> **Exercise prompt**
Pictures stay out of this copy, which runs from the first line of the material through the line containing "2.19, 4.12]".

> **Source excerpt**
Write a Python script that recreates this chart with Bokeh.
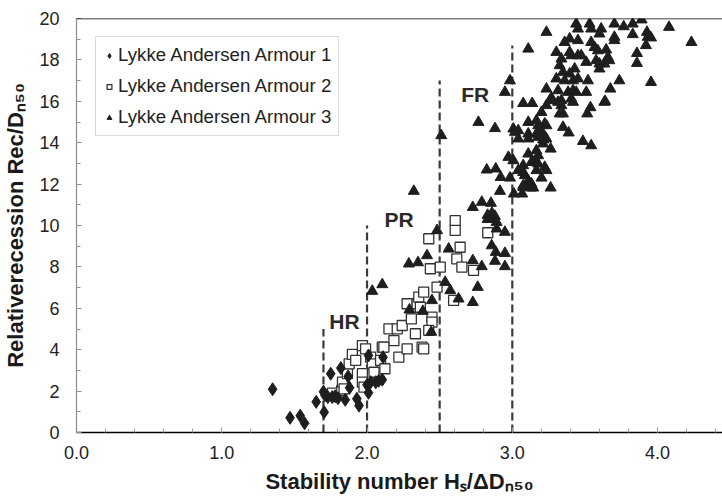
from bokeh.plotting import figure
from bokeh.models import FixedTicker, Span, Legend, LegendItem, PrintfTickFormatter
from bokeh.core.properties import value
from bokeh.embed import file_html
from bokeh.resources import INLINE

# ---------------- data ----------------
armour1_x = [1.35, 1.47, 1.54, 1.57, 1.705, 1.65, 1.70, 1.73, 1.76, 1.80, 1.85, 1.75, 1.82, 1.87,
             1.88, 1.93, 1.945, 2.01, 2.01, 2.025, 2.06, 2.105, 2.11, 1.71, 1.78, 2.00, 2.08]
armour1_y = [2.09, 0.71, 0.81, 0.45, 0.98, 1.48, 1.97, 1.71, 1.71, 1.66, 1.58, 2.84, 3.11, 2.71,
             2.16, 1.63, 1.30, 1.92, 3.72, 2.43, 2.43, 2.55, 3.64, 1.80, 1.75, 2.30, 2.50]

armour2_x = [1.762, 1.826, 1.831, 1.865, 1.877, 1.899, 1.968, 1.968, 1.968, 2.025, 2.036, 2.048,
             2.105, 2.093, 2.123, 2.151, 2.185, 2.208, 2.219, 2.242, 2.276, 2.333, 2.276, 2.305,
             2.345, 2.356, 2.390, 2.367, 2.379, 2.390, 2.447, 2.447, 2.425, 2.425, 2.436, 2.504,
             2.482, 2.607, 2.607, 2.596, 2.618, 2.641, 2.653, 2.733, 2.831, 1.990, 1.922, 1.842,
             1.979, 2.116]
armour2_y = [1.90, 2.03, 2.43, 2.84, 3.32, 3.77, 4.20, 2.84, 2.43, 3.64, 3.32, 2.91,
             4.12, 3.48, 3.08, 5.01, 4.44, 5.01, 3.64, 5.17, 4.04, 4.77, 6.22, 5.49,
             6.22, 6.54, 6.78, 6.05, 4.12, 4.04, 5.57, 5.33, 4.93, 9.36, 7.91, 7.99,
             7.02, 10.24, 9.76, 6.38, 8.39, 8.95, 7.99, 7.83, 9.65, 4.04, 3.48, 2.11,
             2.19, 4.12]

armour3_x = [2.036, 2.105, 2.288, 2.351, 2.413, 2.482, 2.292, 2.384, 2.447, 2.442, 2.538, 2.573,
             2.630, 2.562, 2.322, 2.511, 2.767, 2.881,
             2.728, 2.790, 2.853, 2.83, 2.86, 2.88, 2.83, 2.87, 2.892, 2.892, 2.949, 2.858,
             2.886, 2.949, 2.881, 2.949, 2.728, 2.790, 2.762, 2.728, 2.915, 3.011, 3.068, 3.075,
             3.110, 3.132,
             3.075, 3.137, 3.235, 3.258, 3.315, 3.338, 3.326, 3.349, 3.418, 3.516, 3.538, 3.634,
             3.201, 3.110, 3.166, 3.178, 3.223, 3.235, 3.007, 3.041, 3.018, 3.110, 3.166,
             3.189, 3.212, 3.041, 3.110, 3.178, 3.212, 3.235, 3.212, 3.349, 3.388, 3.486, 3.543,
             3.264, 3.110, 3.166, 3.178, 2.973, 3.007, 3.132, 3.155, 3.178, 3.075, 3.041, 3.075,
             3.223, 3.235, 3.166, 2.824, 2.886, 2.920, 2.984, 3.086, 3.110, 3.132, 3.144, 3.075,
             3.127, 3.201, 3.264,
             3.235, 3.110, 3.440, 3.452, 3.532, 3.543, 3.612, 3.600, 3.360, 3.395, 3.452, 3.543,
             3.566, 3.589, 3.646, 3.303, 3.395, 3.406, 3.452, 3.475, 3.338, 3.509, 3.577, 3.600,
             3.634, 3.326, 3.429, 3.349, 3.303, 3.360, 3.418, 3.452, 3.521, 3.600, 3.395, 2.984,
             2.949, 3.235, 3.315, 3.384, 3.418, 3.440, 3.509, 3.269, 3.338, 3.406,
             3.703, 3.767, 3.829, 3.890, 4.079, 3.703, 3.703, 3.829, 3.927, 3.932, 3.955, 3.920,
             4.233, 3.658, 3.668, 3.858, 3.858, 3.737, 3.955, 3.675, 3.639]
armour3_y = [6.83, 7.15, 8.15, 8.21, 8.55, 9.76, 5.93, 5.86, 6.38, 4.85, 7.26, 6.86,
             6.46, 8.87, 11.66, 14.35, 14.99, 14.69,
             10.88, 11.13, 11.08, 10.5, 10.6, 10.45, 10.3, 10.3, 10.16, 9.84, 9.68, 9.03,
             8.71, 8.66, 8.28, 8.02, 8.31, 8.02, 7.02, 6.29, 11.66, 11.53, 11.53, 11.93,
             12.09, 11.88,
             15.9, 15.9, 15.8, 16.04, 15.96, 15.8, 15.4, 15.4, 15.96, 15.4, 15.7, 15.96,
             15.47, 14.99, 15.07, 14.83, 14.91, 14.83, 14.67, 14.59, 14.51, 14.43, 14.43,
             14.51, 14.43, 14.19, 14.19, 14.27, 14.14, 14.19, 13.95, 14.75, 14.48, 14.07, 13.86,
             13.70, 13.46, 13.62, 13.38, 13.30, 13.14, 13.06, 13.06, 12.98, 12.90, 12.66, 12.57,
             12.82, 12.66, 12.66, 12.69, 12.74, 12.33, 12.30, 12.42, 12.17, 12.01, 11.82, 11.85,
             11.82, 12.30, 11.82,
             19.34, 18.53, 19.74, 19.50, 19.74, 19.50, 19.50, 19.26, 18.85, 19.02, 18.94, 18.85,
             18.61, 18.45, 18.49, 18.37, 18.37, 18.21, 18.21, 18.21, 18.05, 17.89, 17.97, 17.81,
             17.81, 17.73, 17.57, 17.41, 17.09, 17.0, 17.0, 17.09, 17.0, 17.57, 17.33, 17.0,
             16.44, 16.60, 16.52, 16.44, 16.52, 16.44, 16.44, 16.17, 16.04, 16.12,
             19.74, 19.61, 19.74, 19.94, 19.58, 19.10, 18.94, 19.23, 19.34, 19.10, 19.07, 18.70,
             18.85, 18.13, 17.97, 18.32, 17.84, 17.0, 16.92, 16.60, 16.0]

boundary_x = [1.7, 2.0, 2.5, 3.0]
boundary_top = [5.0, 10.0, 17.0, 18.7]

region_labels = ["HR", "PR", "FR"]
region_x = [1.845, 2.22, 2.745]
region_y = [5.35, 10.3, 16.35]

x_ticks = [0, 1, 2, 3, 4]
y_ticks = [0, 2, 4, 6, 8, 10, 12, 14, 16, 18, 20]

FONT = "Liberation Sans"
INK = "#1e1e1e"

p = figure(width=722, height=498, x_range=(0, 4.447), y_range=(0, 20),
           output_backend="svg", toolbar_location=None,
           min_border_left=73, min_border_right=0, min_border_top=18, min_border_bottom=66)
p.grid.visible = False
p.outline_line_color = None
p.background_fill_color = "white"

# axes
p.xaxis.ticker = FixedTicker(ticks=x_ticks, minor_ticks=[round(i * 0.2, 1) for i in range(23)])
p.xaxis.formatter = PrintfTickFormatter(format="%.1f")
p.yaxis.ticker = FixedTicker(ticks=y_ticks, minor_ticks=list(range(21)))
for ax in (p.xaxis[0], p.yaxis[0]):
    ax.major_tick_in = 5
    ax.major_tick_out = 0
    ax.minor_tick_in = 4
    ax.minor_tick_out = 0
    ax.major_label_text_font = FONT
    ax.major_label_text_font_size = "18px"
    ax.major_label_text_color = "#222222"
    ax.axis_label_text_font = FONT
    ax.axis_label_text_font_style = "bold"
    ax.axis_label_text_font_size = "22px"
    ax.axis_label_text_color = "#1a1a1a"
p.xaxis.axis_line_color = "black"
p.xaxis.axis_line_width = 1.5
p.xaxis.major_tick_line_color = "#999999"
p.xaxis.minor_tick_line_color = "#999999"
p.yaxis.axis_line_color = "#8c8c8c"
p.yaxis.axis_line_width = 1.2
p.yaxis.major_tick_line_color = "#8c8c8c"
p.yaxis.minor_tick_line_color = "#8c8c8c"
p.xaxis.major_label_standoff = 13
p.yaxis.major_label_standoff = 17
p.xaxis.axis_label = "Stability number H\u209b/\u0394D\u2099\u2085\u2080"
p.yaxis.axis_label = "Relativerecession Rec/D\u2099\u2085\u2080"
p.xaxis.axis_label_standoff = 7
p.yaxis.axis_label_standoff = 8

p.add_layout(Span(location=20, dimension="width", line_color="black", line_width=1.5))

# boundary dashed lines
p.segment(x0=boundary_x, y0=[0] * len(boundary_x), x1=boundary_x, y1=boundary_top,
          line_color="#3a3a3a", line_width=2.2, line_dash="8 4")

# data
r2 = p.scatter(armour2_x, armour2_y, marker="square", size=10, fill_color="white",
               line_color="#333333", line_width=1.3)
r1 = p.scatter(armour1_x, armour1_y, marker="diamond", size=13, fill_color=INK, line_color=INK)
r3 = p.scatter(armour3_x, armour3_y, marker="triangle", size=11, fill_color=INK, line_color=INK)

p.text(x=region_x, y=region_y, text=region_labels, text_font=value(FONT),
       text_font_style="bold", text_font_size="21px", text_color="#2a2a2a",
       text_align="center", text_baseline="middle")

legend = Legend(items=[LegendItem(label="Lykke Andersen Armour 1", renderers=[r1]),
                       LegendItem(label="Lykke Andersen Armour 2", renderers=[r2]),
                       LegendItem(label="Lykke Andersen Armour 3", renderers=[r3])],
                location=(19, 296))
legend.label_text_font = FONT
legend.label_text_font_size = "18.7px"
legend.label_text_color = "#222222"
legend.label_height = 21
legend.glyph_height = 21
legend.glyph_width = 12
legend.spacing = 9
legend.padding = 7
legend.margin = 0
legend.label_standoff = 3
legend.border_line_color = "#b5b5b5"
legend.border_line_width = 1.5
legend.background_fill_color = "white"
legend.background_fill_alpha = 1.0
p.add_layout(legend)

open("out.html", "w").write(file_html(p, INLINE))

> **Result of the exercise**
Write a Python script that recreates this chart with Bokeh.
from bokeh.plotting import figure
from bokeh.models import FixedTicker, Span, Legend, LegendItem, PrintfTickFormatter
from bokeh.core.properties import value
from bokeh.embed import file_html
from bokeh.resources import INLINE

# ---------------- data ----------------
armour1_x = [1.35, 1.47, 1.54, 1.57, 1.705, 1.65, 1.70, 1.73, 1.76, 1.80, 1.85, 1.75, 1.82, 1.87,
             1.88, 1.93, 1.945, 2.01, 2.01, 2.025, 2.06, 2.105, 2.11, 1.71, 1.78, 2.00, 2.08]
armour1_y = [2.09, 0.71, 0.81, 0.45, 0.98, 1.48, 1.97, 1.71, 1.71, 1.66, 1.58, 2.84, 3.11, 2.71,
             2.16, 1.63, 1.30, 1.92, 3.72, 2.43, 2.43, 2.55, 3.64, 1.80, 1.75, 2.30, 2.50]

armour2_x = [1.762, 1.826, 1.831, 1.865, 1.877, 1.899, 1.968, 1.968, 1.968, 2.025, 2.036, 2.048,
             2.105, 2.093, 2.123, 2.151, 2.185, 2.208, 2.219, 2.242, 2.276, 2.333, 2.276, 2.305,
             2.345, 2.356, 2.390, 2.367, 2.379, 2.390, 2.447, 2.447, 2.425, 2.425, 2.436, 2.504,
             2.482, 2.607, 2.607, 2.596, 2.618, 2.641, 2.653, 2.733, 2.831, 1.990, 1.922, 1.842,
             1.979, 2.116]
armour2_y = [1.90, 2.03, 2.43, 2.84, 3.32, 3.77, 4.20, 2.84, 2.43, 3.64, 3.32, 2.91,
             4.12, 3.48, 3.08, 5.01, 4.44, 5.01, 3.64, 5.17, 4.04, 4.77, 6.22, 5.49,
             6.22, 6.54, 6.78, 6.05, 4.12, 4.04, 5.57, 5.33, 4.93, 9.36, 7.91, 7.99,
             7.02, 10.24, 9.76, 6.38, 8.39, 8.95, 7.99, 7.83, 9.65, 4.04, 3.48, 2.11,
             2.19, 4.12]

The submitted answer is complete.